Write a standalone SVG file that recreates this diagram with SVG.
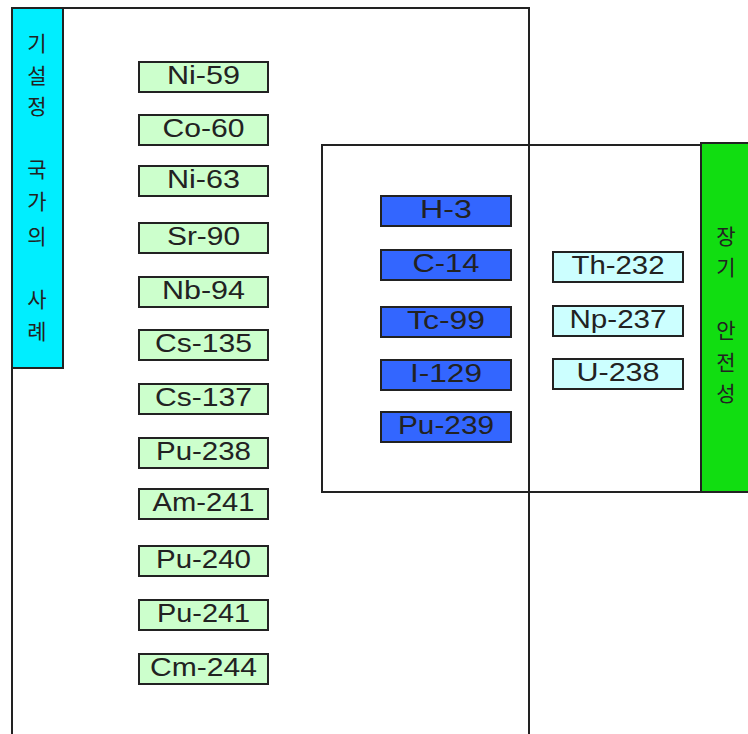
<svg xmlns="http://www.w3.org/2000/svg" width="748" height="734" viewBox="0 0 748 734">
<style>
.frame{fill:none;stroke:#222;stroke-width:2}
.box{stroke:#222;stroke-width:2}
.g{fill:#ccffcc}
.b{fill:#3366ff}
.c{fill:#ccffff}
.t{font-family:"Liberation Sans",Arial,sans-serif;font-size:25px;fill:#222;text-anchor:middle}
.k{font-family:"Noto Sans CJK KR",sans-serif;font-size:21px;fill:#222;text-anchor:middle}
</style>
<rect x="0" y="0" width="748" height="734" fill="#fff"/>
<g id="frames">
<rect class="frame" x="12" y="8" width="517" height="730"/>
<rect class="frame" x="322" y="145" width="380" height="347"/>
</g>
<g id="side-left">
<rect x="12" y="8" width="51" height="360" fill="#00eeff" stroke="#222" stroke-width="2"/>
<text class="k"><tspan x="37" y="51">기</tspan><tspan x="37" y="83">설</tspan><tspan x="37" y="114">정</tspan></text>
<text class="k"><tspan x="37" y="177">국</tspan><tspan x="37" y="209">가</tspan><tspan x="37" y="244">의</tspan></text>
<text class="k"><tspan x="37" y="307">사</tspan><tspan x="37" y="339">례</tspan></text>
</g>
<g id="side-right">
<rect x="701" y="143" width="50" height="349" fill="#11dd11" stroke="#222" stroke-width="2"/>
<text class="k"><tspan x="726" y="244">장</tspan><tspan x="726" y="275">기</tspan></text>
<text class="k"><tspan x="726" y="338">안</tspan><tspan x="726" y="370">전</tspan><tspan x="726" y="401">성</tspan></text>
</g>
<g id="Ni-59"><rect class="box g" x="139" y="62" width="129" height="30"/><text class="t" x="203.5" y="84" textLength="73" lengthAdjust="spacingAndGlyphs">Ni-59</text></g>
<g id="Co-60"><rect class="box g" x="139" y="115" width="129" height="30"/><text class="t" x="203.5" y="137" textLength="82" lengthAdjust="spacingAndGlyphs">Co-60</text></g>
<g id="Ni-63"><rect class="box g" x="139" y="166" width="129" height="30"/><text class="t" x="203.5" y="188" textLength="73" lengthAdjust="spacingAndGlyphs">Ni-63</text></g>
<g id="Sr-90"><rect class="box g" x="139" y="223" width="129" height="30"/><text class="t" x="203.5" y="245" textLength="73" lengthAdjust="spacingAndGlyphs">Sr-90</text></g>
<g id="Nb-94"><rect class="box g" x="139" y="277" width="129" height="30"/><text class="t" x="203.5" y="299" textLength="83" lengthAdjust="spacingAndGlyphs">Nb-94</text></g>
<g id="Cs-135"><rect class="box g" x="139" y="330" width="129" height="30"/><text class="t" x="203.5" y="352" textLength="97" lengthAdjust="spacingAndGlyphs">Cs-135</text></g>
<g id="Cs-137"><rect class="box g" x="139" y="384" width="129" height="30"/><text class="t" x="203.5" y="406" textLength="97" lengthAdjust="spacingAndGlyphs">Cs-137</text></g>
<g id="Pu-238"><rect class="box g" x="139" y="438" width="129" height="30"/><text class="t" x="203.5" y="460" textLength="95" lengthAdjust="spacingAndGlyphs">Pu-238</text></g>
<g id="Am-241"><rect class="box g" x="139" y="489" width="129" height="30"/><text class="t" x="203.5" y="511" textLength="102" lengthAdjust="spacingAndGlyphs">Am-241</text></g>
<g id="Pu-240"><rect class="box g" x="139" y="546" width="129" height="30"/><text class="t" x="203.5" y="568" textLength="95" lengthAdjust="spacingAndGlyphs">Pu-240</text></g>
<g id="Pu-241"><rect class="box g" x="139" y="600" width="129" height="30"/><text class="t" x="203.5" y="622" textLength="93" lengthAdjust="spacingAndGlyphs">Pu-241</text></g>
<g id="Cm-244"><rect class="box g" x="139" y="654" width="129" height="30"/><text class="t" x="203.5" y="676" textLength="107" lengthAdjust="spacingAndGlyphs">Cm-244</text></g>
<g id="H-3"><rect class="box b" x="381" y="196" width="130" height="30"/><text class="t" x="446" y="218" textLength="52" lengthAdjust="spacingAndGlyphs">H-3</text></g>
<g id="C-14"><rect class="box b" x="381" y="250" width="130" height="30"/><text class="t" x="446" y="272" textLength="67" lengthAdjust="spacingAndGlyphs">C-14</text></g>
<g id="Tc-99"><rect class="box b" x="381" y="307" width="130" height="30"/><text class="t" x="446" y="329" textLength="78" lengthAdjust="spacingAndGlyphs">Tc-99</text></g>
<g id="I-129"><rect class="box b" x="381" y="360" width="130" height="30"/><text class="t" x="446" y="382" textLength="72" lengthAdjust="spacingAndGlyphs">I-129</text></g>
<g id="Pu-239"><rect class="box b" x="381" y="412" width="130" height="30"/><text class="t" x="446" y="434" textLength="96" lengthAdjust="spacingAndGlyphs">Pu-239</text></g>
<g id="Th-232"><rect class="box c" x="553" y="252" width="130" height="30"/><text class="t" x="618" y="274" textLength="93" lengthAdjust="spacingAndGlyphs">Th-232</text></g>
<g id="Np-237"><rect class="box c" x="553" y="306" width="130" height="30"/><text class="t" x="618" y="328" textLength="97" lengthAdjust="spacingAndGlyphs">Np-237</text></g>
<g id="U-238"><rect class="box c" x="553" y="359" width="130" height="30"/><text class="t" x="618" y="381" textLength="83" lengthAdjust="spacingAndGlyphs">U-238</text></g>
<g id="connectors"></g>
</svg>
···
> [DESCRIPTION OF THE TASK]: Repeat the data exactly, without the pictures.

> [TASK SOLUTION]:
Write a standalone SVG file that recreates this diagram with SVG.
<svg xmlns="http://www.w3.org/2000/svg" width="748" height="734" viewBox="0 0 748 734">
<style>
.frame{fill:none;stroke:#222;stroke-width:2}
.box{stroke:#222;stroke-width:2}
.g{fill:#ccffcc}
.b{fill:#3366ff}
.c{fill:#ccffff}
.t{font-family:"Liberation Sans",Arial,sans-serif;font-size:25px;fill:#222;text-anchor:middle}
.k{font-family:"Noto Sans CJK KR",sans-serif;font-size:21px;fill:#222;text-anchor:middle}
</style>
<rect x="0" y="0" width="748" height="734" fill="#fff"/>
<g id="frames">
<rect class="frame" x="12" y="8" width="517" height="730"/>
<rect class="frame" x="322" y="145" width="380" height="347"/>
</g>
<g id="side-left">
<rect x="12" y="8" width="51" height="360" fill="#00eeff" stroke="#222" stroke-width="2"/>
<text class="k"><tspan x="37" y="51">기</tspan><tspan x="37" y="83">설</tspan><tspan x="37" y="114">정</tspan></text>
<text class="k"><tspan x="37" y="177">국</tspan><tspan x="37" y="209">가</tspan><tspan x="37" y="244">의</tspan></text>
<text class="k"><tspan x="37" y="307">사</tspan><tspan x="37" y="339">례</tspan></text>
</g>
<g id="side-right">
<rect x="701" y="143" width="50" height="349" fill="#11dd11" stroke="#222" stroke-width="2"/>
<text class="k"><tspan x="726" y="244">장</tspan><tspan x="726" y="275">기</tspan></text>
<text class="k"><tspan x="726" y="338">안</tspan><tspan x="726" y="370">전</tspan><tspan x="726" y="401">성</tspan></text>
</g>
<g id="Ni-59"><rect class="box g" x="139" y="62" width="129" height="30"/><text class="t" x="203.5" y="84" textLength="73" lengthAdjust="spacingAndGlyphs">Ni-59</text></g>
<g id="Co-60"><rect class="box g" x="139" y="115" width="129" height="30"/><text class="t" x="203.5" y="137" textLength="82" lengthAdjust="spacingAndGlyphs">Co-60</text></g>
<g id="Ni-63"><rect class="box g" x="139" y="166" width="129" height="30"/><text class="t" x="203.5" y="188" textLength="73" lengthAdjust="spacingAndGlyphs">Ni-63</text></g>
<g id="Sr-90"><rect class="box g" x="139" y="223" width="129" height="30"/><text class="t" x="203.5" y="245" textLength="73" lengthAdjust="spacingAndGlyphs">Sr-90</text></g>
<g id="Nb-94"><rect class="box g" x="139" y="277" width="129" height="30"/><text class="t" x="203.5" y="299" textLength="83" lengthAdjust="spacingAndGlyphs">Nb-94</text></g>
<g id="Cs-135"><rect class="box g" x="139" y="330" width="129" height="30"/><text class="t" x="203.5" y="352" textLength="97" lengthAdjust="spacingAndGlyphs">Cs-135</text></g>
<g id="Cs-137"><rect class="box g" x="139" y="384" width="129" height="30"/><text class="t" x="203.5" y="406" textLength="97" lengthAdjust="spacingAndGlyphs">Cs-137</text></g>
<g id="Pu-238"><rect class="box g" x="139" y="438" width="129" height="30"/><text class="t" x="203.5" y="460" textLength="95" lengthAdjust="spacingAndGlyphs">Pu-238</text></g>
<g id="Am-241"><rect class="box g" x="139" y="489" width="129" height="30"/><text class="t" x="203.5" y="511" textLength="102" lengthAdjust="spacingAndGlyphs">Am-241</text></g>
<g id="Pu-240"><rect class="box g" x="139" y="546" width="129" height="30"/><text class="t" x="203.5" y="568" textLength="95" lengthAdjust="spacingAndGlyphs">Pu-240</text></g>
<g id="Pu-241"><rect class="box g" x="139" y="600" width="129" height="30"/><text class="t" x="203.5" y="622" textLength="93" lengthAdjust="spacingAndGlyphs">Pu-241</text></g>
<g id="Cm-244"><rect class="box g" x="139" y="654" width="129" height="30"/><text class="t" x="203.5" y="676" textLength="107" lengthAdjust="spacingAndGlyphs">Cm-244</text></g>
<g id="H-3"><rect class="box b" x="381" y="196" width="130" height="30"/><text class="t" x="446" y="218" textLength="52" lengthAdjust="spacingAndGlyphs">H-3</text></g>
<g id="C-14"><rect class="box b" x="381" y="250" width="130" height="30"/><text class="t" x="446" y="272" textLength="67" lengthAdjust="spacingAndGlyphs">C-14</text></g>
<g id="Tc-99"><rect class="box b" x="381" y="307" width="130" height="30"/><text class="t" x="446" y="329" textLength="78" lengthAdjust="spacingAndGlyphs">Tc-99</text></g>
<g id="I-129"><rect class="box b" x="381" y="360" width="130" height="30"/><text class="t" x="446" y="382" textLength="72" lengthAdjust="spacingAndGlyphs">I-129</text></g>
<g id="Pu-239"><rect class="box b" x="381" y="412" width="130" height="30"/><text class="t" x="446" y="434" textLength="96" lengthAdjust="spacingAndGlyphs">Pu-239</text></g>
<g id="Th-232"><rect class="box c" x="553" y="252" width="130" height="30"/><text class="t" x="618" y="274" textLength="93" lengthAdjust="spacingAndGlyphs">Th-232</text></g>
<g id="Np-237"><rect class="box c" x="553" y="306" width="130" height="30"/><text class="t" x="618" y="328" textLength="97" lengthAdjust="spacingAndGlyphs">Np-237</text></g>
<g id="U-238"><rect class="box c" x="553" y="359" width="130" height="30"/><text class="t" x="618" y="381" textLength="83" lengthAdjust="spacingAndGlyphs">U-238</text></g>
<g id="connectors"></g>
</svg>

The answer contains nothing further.